Monday and the start of October as well as a new quarter brought out the buyers. So, let’s see before the market opened, we heard several interesting news items. We brought you the news last night about UBS writing down $3.5 billion in assets. Then Monday morning C (Citigroup) warned on third quarter saying that their net would fall 60% due to credit market problems, yes, subprime is in there.
After the market opened, the ISM manufacturing report came out showing that number stayed above the 50 line but declining from last month. Now, of course, the “bad” news brings out the Fed talk and how the Fed can now lower rates. Yes, that thinking should not be reasonable as the Dow makes a new high but the Fed did lower rates last month even as the market was within a few percent of the top.

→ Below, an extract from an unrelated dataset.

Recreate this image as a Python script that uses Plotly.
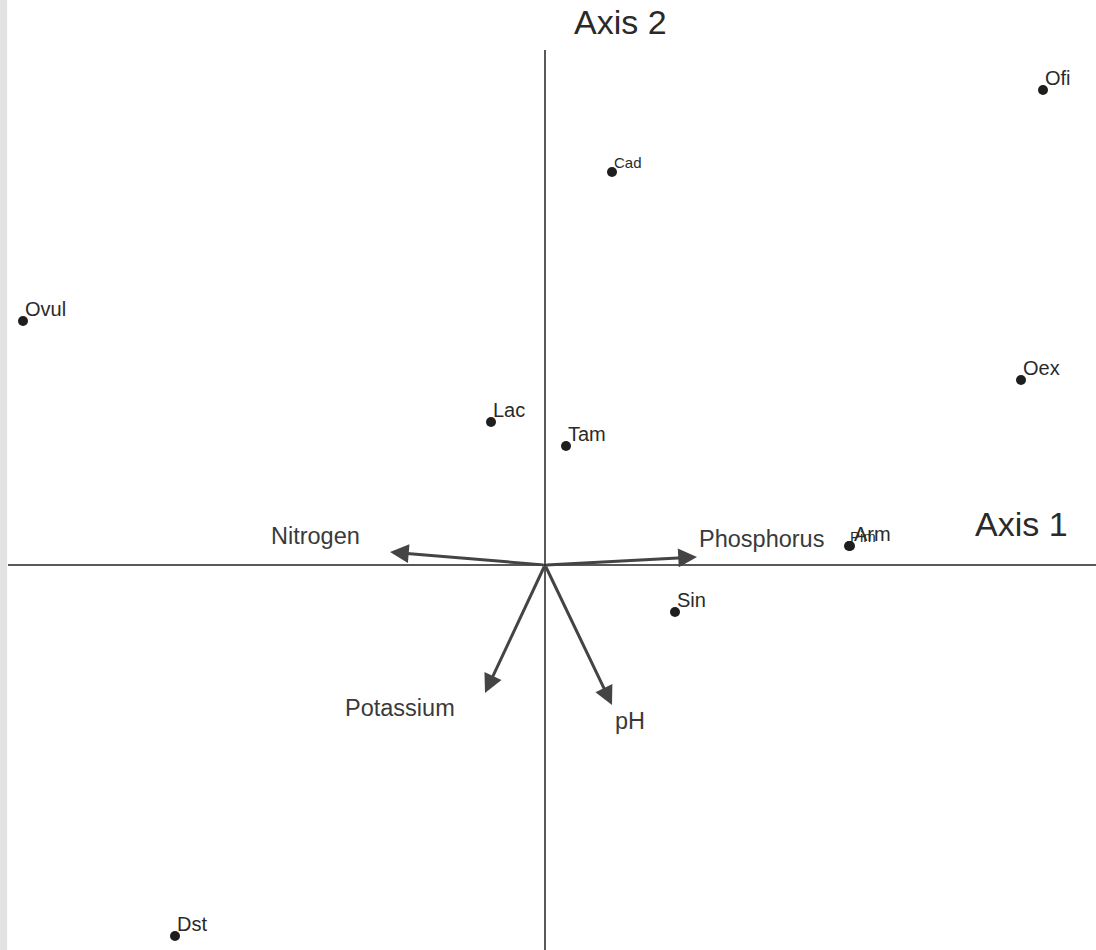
import plotly.graph_objects as go

# Site scores (ordination units)
sites = ["Ofi", "Cad", "Ovul", "Oex", "Lac", "Tam", "Pim", "Arm", "Sin", "Dst"]
axis1 = [4.98, 0.67, -5.22, 4.76, -0.54, 0.21, 3.04, 3.05, 1.30, -3.70]
axis2 = [4.75, 3.93, 2.44, 1.85, 1.43, 1.19, 0.19, 0.19, -0.47, -3.71]
label_sizes = [20, 15, 20, 20, 20, 20, 15, 20, 20, 20]
label_xshift = [0, 0, 0, 0, 0, 0, -1, 2, 0, 0]

# Environmental vectors
variables = ["Nitrogen", "Phosphorus", "Potassium", "pH"]
vec1 = [-1.55, 1.52, -0.60, 0.67]
vec2 = [0.13, 0.08, -1.28, -1.40]

XR = [-5.45, 5.51]
YR = [-3.85, 5.65]
FONT = "Liberation Sans, Arial"

fig = go.Figure()

# axes lines
fig.add_shape(type="line", x0=-5.37, x1=XR[1], y0=0, y1=0, xref="x", yref="y",
              line=dict(color="#222", width=1.5))
fig.add_shape(type="line", x0=0, x1=0, y0=YR[0], y1=5.15, xref="x", yref="y",
              line=dict(color="#222", width=1.5))

# left gray strip (scan edge)
fig.add_shape(type="rect", xref="paper", yref="paper", x0=0, x1=0.0065, y0=0, y1=1,
              fillcolor="#e2e2e2", line=dict(width=0), layer="below")

fig.add_trace(go.Scatter(
    x=axis1, y=axis2, mode="markers",
    marker=dict(size=10, color="#1e1e1e"),
    hoverinfo="text", hovertext=sites, showlegend=False))

for name, x, y, s, xs in zip(sites, axis1, axis2, label_sizes, label_xshift):
    fig.add_annotation(x=x, y=y, xref="x", yref="y", text=name, showarrow=False,
                       xanchor="left", yanchor="bottom", xshift=xs, yshift=-1,
                       font=dict(size=s, color="#2a2a2a", family=FONT))

# vectors
for name, x, y in zip(variables, vec1, vec2):
    fig.add_annotation(x=x, y=y, ax=0, ay=0, xref="x", yref="y", axref="x", ayref="y",
                       text="", showarrow=True, arrowhead=2, arrowsize=1.25,
                       arrowwidth=3, arrowcolor="#444")

var_label_pos = {"Nitrogen": (-2.30, 0.29), "Phosphorus": (2.16, 0.26),
                 "Potassium": (-1.45, -1.43), "pH": (0.85, -1.56)}
for name in variables:
    lx, ly = var_label_pos[name]
    fig.add_annotation(x=lx, y=ly, xref="x", yref="y", text=name, showarrow=False,
                       font=dict(size=23.5, color="#3a3a3a", family=FONT))

fig.add_annotation(x=4.76, y=0.41, xref="x", yref="y", text="Axis 1", showarrow=False,
                   font=dict(size=34, color="#2a2a2a", family=FONT))
fig.add_annotation(x=0.75, y=5.43, xref="x", yref="y", text="Axis 2", showarrow=False,
                   font=dict(size=34, color="#2a2a2a", family=FONT))

fig.update_layout(
    width=1096, height=950,
    margin=dict(l=0, r=0, t=0, b=0),
    paper_bgcolor="white", plot_bgcolor="white",
    xaxis=dict(range=XR, visible=False, showgrid=False, zeroline=False),
    yaxis=dict(range=YR, visible=False, showgrid=False, zeroline=False),
    showlegend=False,
)

fig.write_html("out.html", config={"displayModeBar": False},
               post_script="document.body.style.margin='0px';document.body.style.overflow='hidden';")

As the market moves higher, the bears have vanished except for a few of them. The ones remaining tell us that the market is overbought and that the blue chips are moving up without a lot of participation. Yes, the home builders are being touted as good buys right now and have moved up a little. And, the banks listed above give out bad news and rally on the day making the world think that the worst is over for the subprime problems except that the Fed still needs to come in a lower some more just to make sure. At the very least, the market does not have a lot of leaders that are making new highs along with the Dow.
As we continue to watch this market, this is the first day that the Dow has been able to get much above the highs set the day after the Fed lowered rates. The market has been overbought and Monday’s headline says that the “Dow hits record on Fed cut dreams”. We would emphasize the word Dreams.